In message <[EMAIL PROTECTED]>, Chris
Burford <[EMAIL PROTECTED]> writes

>Could anyone give an example of real fascism in the former socialist bloc,
>or describe what it would look like if it arrived?
>
>Or is there no real danger of this at all?

I should think that the emergence of a fascist movement was pretty
unlikely in the former communist bloc. After all, what need is there for
the capitalists to mobilise a fascist movement when Stalinism has
already destroyed the working class?

Ten years ago the papers were full of articles about the 'rise of
fascism' in Germany, France, Britain, Italy and everywhere else. These
movements all fizzled out. Over here anti-Nazi protesters demonstrated
outside the Italian embassy on the spurious grounds that Italy's
government was 'Nazi'. The only remaining far right group of any
influence is France's and it is just about to implode.

The error that the press and the left made was to expect history to
repeat itself (it never does). Just because a few right wing thugs start
seig-heiling doesn't meant that fascism is on the rise again. By and
large the brief flowering of the far right in the early nineties was
evidence not of the *rise* of the right wing, but of its *decline*. With
the patriotic-right losing direction, it could no longer contain its
more atavistic element from committing small outrages. But the decline
of the right also meant that the far right could not make a big impact,
being more and more out of tune with the times.

The one place that the left had a field-day projecting their fantasies
of emerging Nazism was in Eastern Europe. But even here they
misunderstood what was taking place. The re-emergent nationalisms of EE
were far from the aggressive imperialistic fascism of the inter-war
years.

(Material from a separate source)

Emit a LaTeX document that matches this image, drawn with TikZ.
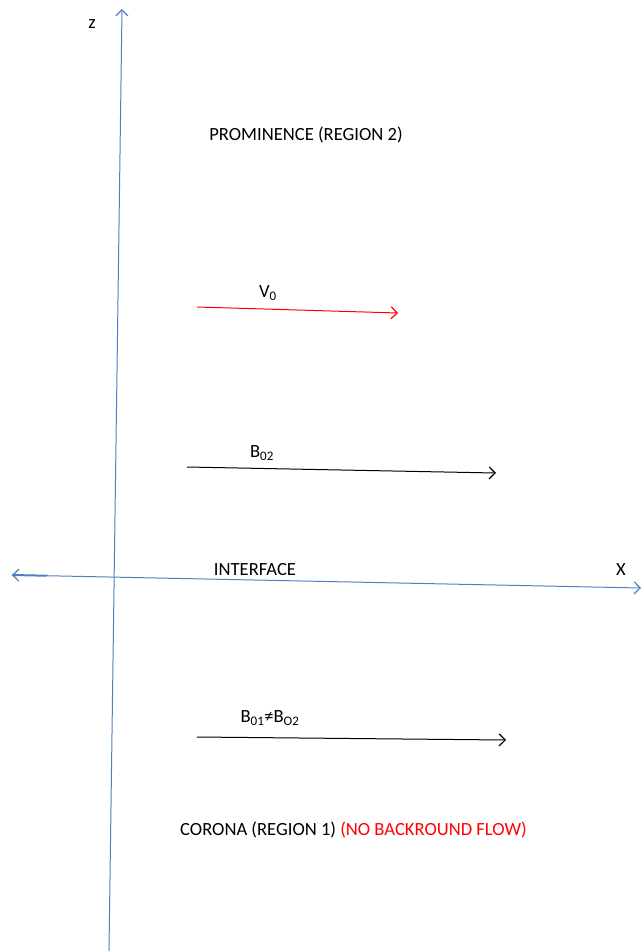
\documentclass[tikz,border=0pt]{standalone}
\usepackage{fontspec}
\setmainfont{Carlito}
\usetikzlibrary{arrows.meta}
\definecolor{axisblue}{RGB}{79,129,189}
\definecolor{flowred}{RGB}{255,0,0}
\begin{document}
\begin{tikzpicture}[x=1pt,y=-1pt,
  lbl/.style={inner sep=0pt,font=\fontsize{18.6}{20}\selectfont},
  axisline/.style={draw=axisblue,line width=1pt},
  vec/.style={line width=1pt,-{Straight Barb[length=6pt,width=12pt,line width=1.2pt]}},
  tipA/.style={-{Straight Barb[length=6pt,width=12pt,line width=1.2pt]}}]
\useasboundingbox (0,0) rectangle (641,951);
% axes
\coordinate (zb) at (109,951);
\coordinate (zt) at (122,9);
\draw[axisline,tipA] (zb) -- (zt);
\coordinate (xl) at (12,575);
\coordinate (xr) at (641,588);
\draw[axisline,{Straight Barb[length=6pt,width=12pt,line width=1.2pt]}-{Straight Barb[length=6pt,width=12pt,line width=1.2pt]}] (xl) -- (xr);
\coordinate (xls) at (47,575.7);
\draw[draw=axisblue,line width=2pt] (xl) -- (xls);
\node[lbl] (zlab) at (92,24) {z};
\node[lbl] (xlab) at (621,570) {X};
\node[lbl] (iface) at (255,570) {INTERFACE};
% texts
\node[lbl] (prom) at (306,135) {PROMINENCE (REGION 2)};
\node[lbl,anchor=west] (cor) at (180,830) {CORONA (REGION 1) \textcolor{flowred}{(NO BACKROUND FLOW)}};
% vectors
\coordinate (v0a) at (197,307);
\coordinate (v0b) at (398,313);
\draw[vec,draw=flowred] (v0a) -- (v0b);
\node[lbl] (v0l) at (268,293) {V\textsubscript{0}};
\coordinate (b2a) at (187,467);
\coordinate (b2b) at (496,473);
\draw[vec] (b2a) -- (b2b);
\node[lbl] (b2l) at (262,453) {B\textsubscript{02}};
\coordinate (b1a) at (197,737);
\coordinate (b1b) at (506,740);
\draw[vec] (b1a) -- (b1b);
\node[lbl] (b1l) at (270,718) {B\textsubscript{01}≠B\textsubscript{O2}};
\end{tikzpicture}
\end{document}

On the contrary - these were mostly defensive ethnic
identifications that emerged because of the collapse of centralised
power in the Eastern bloc. They had no great social base and have mostly
collapsed.

The one thing we ought to lean from Marx is the method of historical
specificity - looking at things as they are now, rather than trying to
impose a template derived from past experiences onto the present.